DIRECTIVE =
Leave out the pictures and retype only the lines from the opening line to the line that holds "const seriesLabels = ['50", both ends included.

STORED RECORDS =
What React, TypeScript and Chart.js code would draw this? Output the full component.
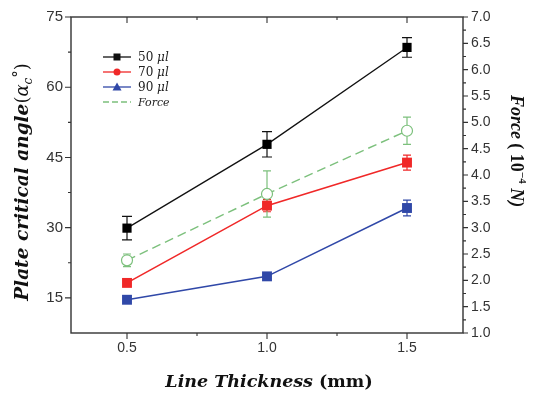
import React, { useEffect, useRef } from 'react';
import { Chart, registerables } from 'chart.js';

Chart.register(...registerables);

// ---------- data ----------
const thickness = [0.5, 1.0, 1.5];
const angle50 = [29.9, 47.8, 68.5];
const err50 = [2.5, 2.7, 2.1];
const angle70 = [18.2, 34.7, 43.9];
const err70 = [0.7, 1.3, 1.6];
const angle90 = [14.6, 19.6, 34.2];
const err90 = [0.6, 0.7, 1.7];
const force = [2.38, 3.64, 4.84];
const errForce = [0.12, 0.44, 0.26];

const seriesLabels = ['50 \u03bcl', '70 \u03bcl', '90 \u03bcl', 'Force'];

const xTicks = [0.5, 1.0, 1.5];
const xMinorTicks = [0.75, 1.25];
const leftTicks = [15, 30, 45, 60, 75];
const leftMinorTicks = [22.5, 37.5, 52.5, 67.5];
const rightTicks = [1.0, 1.5, 2.0, 2.5, 3.0, 3.5, 4.0, 4.5, 5.0, 5.5, 6.0, 6.5, 7.0];
const rightMinorTicks = [1.25, 1.75, 2.25, 2.75, 3.25, 3.75, 4.25, 4.75, 5.25, 5.75, 6.25, 6.75];

// ---------- styles ----------
const BLACK = '#111111';
const RED = '#f02828';
const BLUE = '#3048a8';
const GREEN = '#7cc07c';
const AXIS = '#333333';
const TICK_FONT = '"Liberation Sans", Arial, sans-serif';
const SERIF = '"DejaVu Serif", serif';
const TIMES = '"Liberation Serif", serif';

type Seg = { t: string; font: string; dy?: number };

function drawSegs(ctx: CanvasRenderingContext2D, segs: Seg[], cx: number, cy: number, rot: number, color: string) {
  ctx.save();
  ctx.translate(cx, cy);
  ctx.rotate(rot);
  ctx.fillStyle = color;
  ctx.textAlign = 'left';
  ctx.textBaseline = 'alphabetic';
  let total = 0;
  for (const s of segs) {
    ctx.font = s.font;
    total += ctx.measureText(s.t).width;
  }
  let x = -total / 2;
  for (const s of segs) {
    ctx.font = s.font;
    ctx.fillText(s.t, x, s.dy || 0);
    x += ctx.measureText(s.t).width;
  }
  ctx.restore();
}

const errorSpecs = [
  { ds: 0, err: err50, axis: 'y', color: BLACK, cap: 5 },
  { ds: 1, err: err70, axis: 'y', color: RED, cap: 4 },
  { ds: 2, err: err90, axis: 'y', color: BLUE, cap: 4 },
  { ds: 3, err: errForce, axis: 'y1', color: GREEN, cap: 4 },
];

const overlayPlugin = {
  id: 'overlay',
  beforeDatasetsDraw(chart: any) {
    const ctx: CanvasRenderingContext2D = chart.ctx;
    const xs = chart.scales.x;
    ctx.save();
    for (const spec of errorSpecs) {
      const ys = chart.scales[spec.axis];
      const data = chart.data.datasets[spec.ds].data as { x: number; y: number }[];
      ctx.strokeStyle = spec.color;
      ctx.lineWidth = 1.2;
      data.forEach((p, i) => {
        const px = xs.getPixelForValue(p.x);
        const top = ys.getPixelForValue(p.y + spec.err[i]);
        const bot = ys.getPixelForValue(p.y - spec.err[i]);
        ctx.beginPath();
        ctx.moveTo(px, top);
        ctx.lineTo(px, bot);
        ctx.moveTo(px - spec.cap, top);
        ctx.lineTo(px + spec.cap, top);
        ctx.moveTo(px - spec.cap, bot);
        ctx.lineTo(px + spec.cap, bot);
        ctx.stroke();
      });
    }
    ctx.restore();
  },
  afterDraw(chart: any) {
    const ctx: CanvasRenderingContext2D = chart.ctx;
    const a = chart.chartArea;
    const xs = chart.scales.x;
    const yl = chart.scales.y;
    const yr = chart.scales.y1;
    ctx.save();
    // frame
    ctx.strokeStyle = AXIS;
    ctx.lineWidth = 1.4;
    ctx.strokeRect(a.left, a.top, a.right - a.left, a.bottom - a.top);
    // ticks
    ctx.lineWidth = 1.1;
    ctx.beginPath();
    const MAJ = 6;
    const MIN = 3;
    xTicks.forEach((v) => {
      const p = xs.getPixelForValue(v);
      ctx.moveTo(p, a.bottom); ctx.lineTo(p, a.bottom + MAJ);
      ctx.moveTo(p, a.top); ctx.lineTo(p, a.top + MAJ);
    });
    xMinorTicks.forEach((v) => {
      const p = xs.getPixelForValue(v);
      ctx.moveTo(p, a.bottom); ctx.lineTo(p, a.bottom + MIN);
      ctx.moveTo(p, a.top); ctx.lineTo(p, a.top + MIN);
    });
    leftTicks.forEach((v) => {
      const p = yl.getPixelForValue(v);
      ctx.moveTo(a.left, p); ctx.lineTo(a.left - MAJ, p);
    });
    leftMinorTicks.forEach((v) => {
      const p = yl.getPixelForValue(v);
      ctx.moveTo(a.left, p); ctx.lineTo(a.left - MIN, p);
    });
    rightTicks.forEach((v) => {
      const p = yr.getPixelForValue(v);
      ctx.moveTo(a.right, p); ctx.lineTo(a.right + MAJ - 1, p);
    });
    rightMinorTicks.forEach((v) => {
      const p = yr.getPixelForValue(v);
      ctx.moveTo(a.right, p); ctx.lineTo(a.right + MIN, p);
    });
    ctx.stroke();

    // axis titles
    drawSegs(ctx, [
      { t: 'Line Thickness ', font: `bold italic 17.5px ${SERIF}` },
      { t: '(mm)', font: `bold 17.5px ${SERIF}` },
    ], 269, 387, 0, '#111');

    drawSegs(ctx, [
      { t: 'Plate critical angle', font: `bold italic 18.5px ${SERIF}` },
      { t: '(', font: `18px ${SERIF}` },
      { t: '\u03b1', font: `italic 18px ${SERIF}` },
      { t: 'c', font: `italic 12px ${SERIF}`, dy: 4 },
      { t: '\u00b0', font: `15px ${SERIF}`, dy: -5 },
      { t: ')', font: `18px ${SERIF}` },
    ], 28, 182, -Math.PI / 2, '#111');

    drawSegs(ctx, [
      { t: 'Force', font: `bold italic 18px ${TIMES}` },
      { t: ' ( 10', font: `bold 18px ${TIMES}` },
      { t: '\u22124', font: `bold 11px ${TIMES}`, dy: -8 },
      { t: ' N)', font: `bold italic 18px ${TIMES}` },
    ], 511, 151, Math.PI / 2, '#111');

    // legend
    const rows = [57, 72, 87, 102];
    const x0 = 103;
    const x1 = 131;
    const mid = (x0 + x1) / 2;
    const legendStyle = [
      { color: BLACK, marker: 'square', dash: [] as number[] },
      { color: RED, marker: 'circle', dash: [] as number[] },
      { color: BLUE, marker: 'triangle', dash: [] as number[] },
      { color: GREEN, marker: 'none', dash: [6, 3] },
    ];
    legendStyle.forEach((ls, i) => {
      const y = rows[i];
      ctx.strokeStyle = ls.color;
      ctx.fillStyle = ls.color;
      ctx.lineWidth = 1.3;
      ctx.setLineDash(ls.dash);
      ctx.beginPath();
      ctx.moveTo(x0, y);
      ctx.lineTo(x1, y);
      ctx.stroke();
      ctx.setLineDash([]);
      if (ls.marker === 'square') {
        ctx.fillRect(mid - 3.5, y - 3.5, 7, 7);
      } else if (ls.marker === 'circle') {
        ctx.beginPath();
        ctx.arc(mid, y, 3.5, 0, Math.PI * 2);
        ctx.fill();
      } else if (ls.marker === 'triangle') {
        ctx.beginPath();
        ctx.moveTo(mid, y - 4.5);
        ctx.lineTo(mid + 4.5, y + 3.5);
        ctx.lineTo(mid - 4.5, y + 3.5);
        ctx.closePath();
        ctx.fill();
      }
      const label = seriesLabels[i];
      ctx.fillStyle = '#222';
      ctx.textBaseline = 'middle';
      ctx.textAlign = 'left';
      if (i < 3) {
        const parts = label.split(' ');
        ctx.font = `12px ${SERIF}`;
        ctx.fillText(parts[0] + ' ', 138, y + 1);
        const w = ctx.measureText(parts[0] + ' ').width;
        ctx.font = `italic 12px ${SERIF}`;
        ctx.fillText(parts[1], 138 + w, y + 1);
      } else {
        ctx.font = `italic 11px ${SERIF}`;
        ctx.fillText(label, 138, y + 1);
      }
    });
    ctx.restore();
  },
};

function toPoints(vals: number[]) {
  return thickness.map((x, i) => ({ x, y: vals[i] }));
}

export default function App() {
  const ref = useRef<HTMLCanvasElement>(null);
  useEffect(() => {
    if (!ref.current) return;
    const chart = new Chart(ref.current, {
      type: 'line',
      data: {
        datasets: [
          {
            label: seriesLabels[0], data: toPoints(angle50), yAxisID: 'y',
            borderColor: BLACK, backgroundColor: '#000', borderWidth: 1.3,
            pointStyle: 'rect', pointRadius: 6.5, pointBorderWidth: 0, pointBackgroundColor: '#000',
          },
          {
            label: seriesLabels[1], data: toPoints(angle70), yAxisID: 'y',
            borderColor: RED, backgroundColor: RED, borderWidth: 1.6,
            pointStyle: 'rect', pointRadius: 7, pointBorderWidth: 0, pointBackgroundColor: RED,
          },
          {
            label: seriesLabels[2], data: toPoints(angle90), yAxisID: 'y',
            borderColor: BLUE, backgroundColor: BLUE, borderWidth: 1.6,
            pointStyle: 'rect', pointRadius: 7, pointBorderWidth: 0, pointBackgroundColor: BLUE,
          },
          {
            label: seriesLabels[3], data: toPoints(force), yAxisID: 'y1',
            borderColor: GREEN, backgroundColor: '#fff', borderWidth: 1.4, borderDash: [9, 5],
            pointStyle: 'circle', pointRadius: 5.5, pointBorderWidth: 1.2,
            pointBackgroundColor: '#ffffff', pointBorderColor: GREEN,
          },
        ],
      },
      options: {
        responsive: false,
        animation: false,
        layout: { padding: { top: 15, left: 0, right: 0, bottom: 0 } },
        plugins: { legend: { display: false }, tooltip: { enabled: false } },
        scales: {
          x: {
            type: 'linear', min: 0.3, max: 1.7,
            grid: { display: false, drawTicks: false },
            border: { display: false },
            afterBuildTicks: (s: any) => { s.ticks = xTicks.map((v) => ({ value: v })); },
            afterFit: (s: any) => { s.height = 63; },
            ticks: {
              callback: (v: any) => Number(v).toFixed(1),
              font: { family: TICK_FONT, size: 14 }, color: AXIS, padding: 7,
              maxRotation: 0, autoSkip: false,
            },
          },
          y: {
            type: 'linear', position: 'left', min: 7.5, max: 75,
            grid: { display: false, drawTicks: false },
            border: { display: false },
            afterBuildTicks: (s: any) => { s.ticks = leftTicks.map((v) => ({ value: v })); },
            afterFit: (s: any) => { s.width = 71; },
            ticks: {
              callback: (v: any) => String(v),
              font: { family: TICK_FONT, size: 15 }, color: AXIS, padding: 8,
            },
          },
          y1: {
            type: 'linear', position: 'right', min: 1, max: 7,
            grid: { display: false, drawTicks: false },
            border: { display: false },
            afterBuildTicks: (s: any) => { s.ticks = rightTicks.map((v) => ({ value: v })); },
            afterFit: (s: any) => { s.width = 73; },
            ticks: {
              callback: (v: any) => Number(v).toFixed(1),
              font: { family: TICK_FONT, size: 14 }, color: AXIS, padding: 8,
              autoSkip: false,
            },
          },
        },
      },
      plugins: [overlayPlugin],
    } as any);
    return () => chart.destroy();
  }, []);
  return (
    <div style={{ position: 'absolute', left: 0, top: 0, width: 536, height: 396, background: '#fff' }}>
      <canvas ref={ref} width={536} height={396} style={{ display: 'block' }} />
    </div>
  );
}
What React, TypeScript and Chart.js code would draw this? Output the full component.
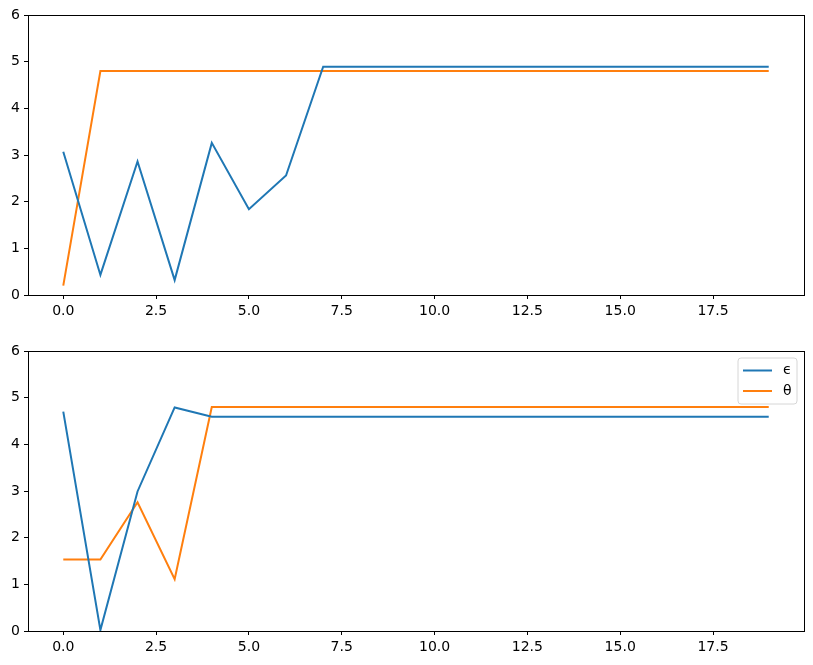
import React, { useEffect, useRef } from "react";
import { Chart, registerables } from "chart.js";
Chart.register(...registerables);

const xValues = [0, 1, 2, 3, 4, 5, 6, 7, 8, 9, 10, 11, 12, 13, 14, 15, 16, 17, 18, 19];
const xTicks = [0, 2.5, 5, 7.5, 10, 12.5, 15, 17.5];
const yTicks = [0, 1, 2, 3, 4, 5, 6];

const topEpsilon = [3.07, 0.43, 2.86, 0.32, 3.26, 1.84, 2.56, 4.89, 4.89, 4.89, 4.89, 4.89, 4.89, 4.89, 4.89, 4.89, 4.89, 4.89, 4.89, 4.89];
const topTheta = [0.2, 4.8, 4.8, 4.8, 4.8, 4.8, 4.8, 4.8, 4.8, 4.8, 4.8, 4.8, 4.8, 4.8, 4.8, 4.8, 4.8, 4.8, 4.8, 4.8];
const bottomEpsilon = [4.7, 0.02, 2.99, 4.79, 4.59, 4.59, 4.59, 4.59, 4.59, 4.59, 4.59, 4.59, 4.59, 4.59, 4.59, 4.59, 4.59, 4.59, 4.59, 4.59];
const bottomTheta = [1.53, 1.53, 2.76, 1.11, 4.8, 4.8, 4.8, 4.8, 4.8, 4.8, 4.8, 4.8, 4.8, 4.8, 4.8, 4.8, 4.8, 4.8, 4.8, 4.8];

const seriesLabels = ["ϵ", "θ"];
const BLUE = "#1f77b4";
const ORANGE = "#ff7f0e";

const framePlugin = {
  id: "frame",
  afterDraw(chart: any) {
    const { ctx, chartArea } = chart;
    ctx.save();
    ctx.strokeStyle = "#000";
    ctx.lineWidth = 1;
    ctx.strokeRect(
      Math.round(chartArea.left) + 0.5,
      Math.round(chartArea.top) + 0.5,
      Math.round(chartArea.right) - Math.round(chartArea.left),
      Math.round(chartArea.bottom) - Math.round(chartArea.top)
    );
    ctx.restore();
  },
};

const legendPlugin = {
  id: "mplLegend",
  afterDraw(chart: any, _args: any, opts: any) {
    if (!opts || !opts.show) return;
    const { ctx, chartArea } = chart;
    const w = 59;
    const h = 46;
    const x = chartArea.right - 7 - w;
    const y = chartArea.top + 7;
    ctx.save();
    ctx.beginPath();
    const r = 3;
    ctx.moveTo(x + r, y);
    ctx.lineTo(x + w - r, y);
    ctx.arcTo(x + w, y, x + w, y + r, r);
    ctx.lineTo(x + w, y + h - r);
    ctx.arcTo(x + w, y + h, x + w - r, y + h, r);
    ctx.lineTo(x + r, y + h);
    ctx.arcTo(x, y + h, x, y + h - r, r);
    ctx.lineTo(x, y + r);
    ctx.arcTo(x, y, x + r, y, r);
    ctx.closePath();
    ctx.fillStyle = "rgba(255,255,255,0.8)";
    ctx.fill();
    ctx.strokeStyle = "#d6d6d6";
    ctx.lineWidth = 1;
    ctx.stroke();
    ctx.font = "14px 'DejaVu Sans'";
    ctx.textBaseline = "middle";
    ctx.textAlign = "left";
    chart.data.datasets.forEach((ds: any, i: number) => {
      const ly = y + 12.5 + i * 20.5;
      ctx.strokeStyle = ds.borderColor;
      ctx.lineWidth = 2;
      ctx.beginPath();
      ctx.moveTo(x + 5, ly);
      ctx.lineTo(x + 34, ly);
      ctx.stroke();
      ctx.fillStyle = "#000";
      ctx.fillText(ds.label, x + 45, ly);
    });
    ctx.restore();
  },
};

function makeConfig(eps: number[], theta: number[], padTop: number, axisHeight: number, showLegend: boolean): any {
  return {
    type: "line",
    data: {
      datasets: [
        { label: seriesLabels[0], data: xValues.map((x, i) => ({ x, y: eps[i] })), borderColor: BLUE, backgroundColor: BLUE, borderWidth: 2, pointRadius: 0, tension: 0 },
        { label: seriesLabels[1], data: xValues.map((x, i) => ({ x, y: theta[i] })), borderColor: ORANGE, backgroundColor: ORANGE, borderWidth: 2, pointRadius: 0, tension: 0 },
      ],
    },
    options: {
      animation: false,
      responsive: false,
      maintainAspectRatio: false,
      layout: { padding: { top: padTop, left: 0, right: 9, bottom: 0 } },
      plugins: { legend: { display: false }, tooltip: { enabled: false }, mplLegend: { show: showLegend } },
      scales: {
        x: {
          type: "linear",
          min: -0.95,
          max: 19.95,
          afterBuildTicks: (s: any) => { s.ticks = xTicks.map((v) => ({ value: v })); },
          afterFit: (s: any) => { s.height = axisHeight; },
          border: { display: false },
          grid: { display: true, drawOnChartArea: false, drawTicks: true, tickLength: 4, color: "#000", lineWidth: 1 },
          ticks: { color: "#000", padding: 4, maxRotation: 0, autoSkip: false, font: { family: "DejaVu Sans", size: 14 }, callback: (v: any) => Number(v).toFixed(1) },
        },
        y: {
          type: "linear",
          min: 0,
          max: 6,
          afterBuildTicks: (s: any) => { s.ticks = yTicks.map((v) => ({ value: v })); },
          afterFit: (s: any) => { s.width = 28; },
          border: { display: false },
          grid: { display: true, drawOnChartArea: false, drawTicks: true, tickLength: 4, color: "#000", lineWidth: 1 },
          ticks: { color: "#000", padding: 4, autoSkip: false, font: { family: "DejaVu Sans", size: 14 }, callback: (v: any) => String(v) },
        },
      },
    },
    plugins: [framePlugin, legendPlugin],
  };
}

function Panel(props: { eps: number[]; theta: number[]; top: number; height: number; padTop: number; axisHeight: number; legend: boolean }) {
  const ref = useRef<HTMLCanvasElement | null>(null);
  useEffect(() => {
    if (!ref.current) return;
    const chart = new Chart(ref.current, makeConfig(props.eps, props.theta, props.padTop, props.axisHeight, props.legend));
    return () => chart.destroy();
  }, []);
  return (
    <div style={{ position: "absolute", left: 0, top: props.top, width: 813, height: props.height }}>
      <canvas ref={ref} width={813} height={props.height} style={{ width: 813, height: props.height, display: "block" }} />
    </div>
  );
}

export default function App() {
  return (
    <div style={{ position: "absolute", left: 0, top: 0, width: 813, height: 665, background: "#fff" }}>
      <Panel eps={topEpsilon} theta={topTheta} top={0} height={332} padTop={15} axisHeight={37} legend={false} />
      <Panel eps={bottomEpsilon} theta={bottomTheta} top={332} height={333} padTop={19} axisHeight={34} legend={true} />
    </div>
  );
}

WORKED SOLUTION =
What React, TypeScript and Chart.js code would draw this? Output the full component.
import React, { useEffect, useRef } from 'react';
import { Chart, registerables } from 'chart.js';

Chart.register(...registerables);

// ---------- data ----------
const thickness = [0.5, 1.0, 1.5];
const angle50 = [29.9, 47.8, 68.5];
const err50 = [2.5, 2.7, 2.1];
const angle70 = [18.2, 34.7, 43.9];
const err70 = [0.7, 1.3, 1.6];
const angle90 = [14.6, 19.6, 34.2];
const err90 = [0.6, 0.7, 1.7];
const force = [2.38, 3.64, 4.84];
const errForce = [0.12, 0.44, 0.26];

const seriesLabels = ['50 \u03bcl', '70 \u03bcl', '90 \u03bcl', 'Force'];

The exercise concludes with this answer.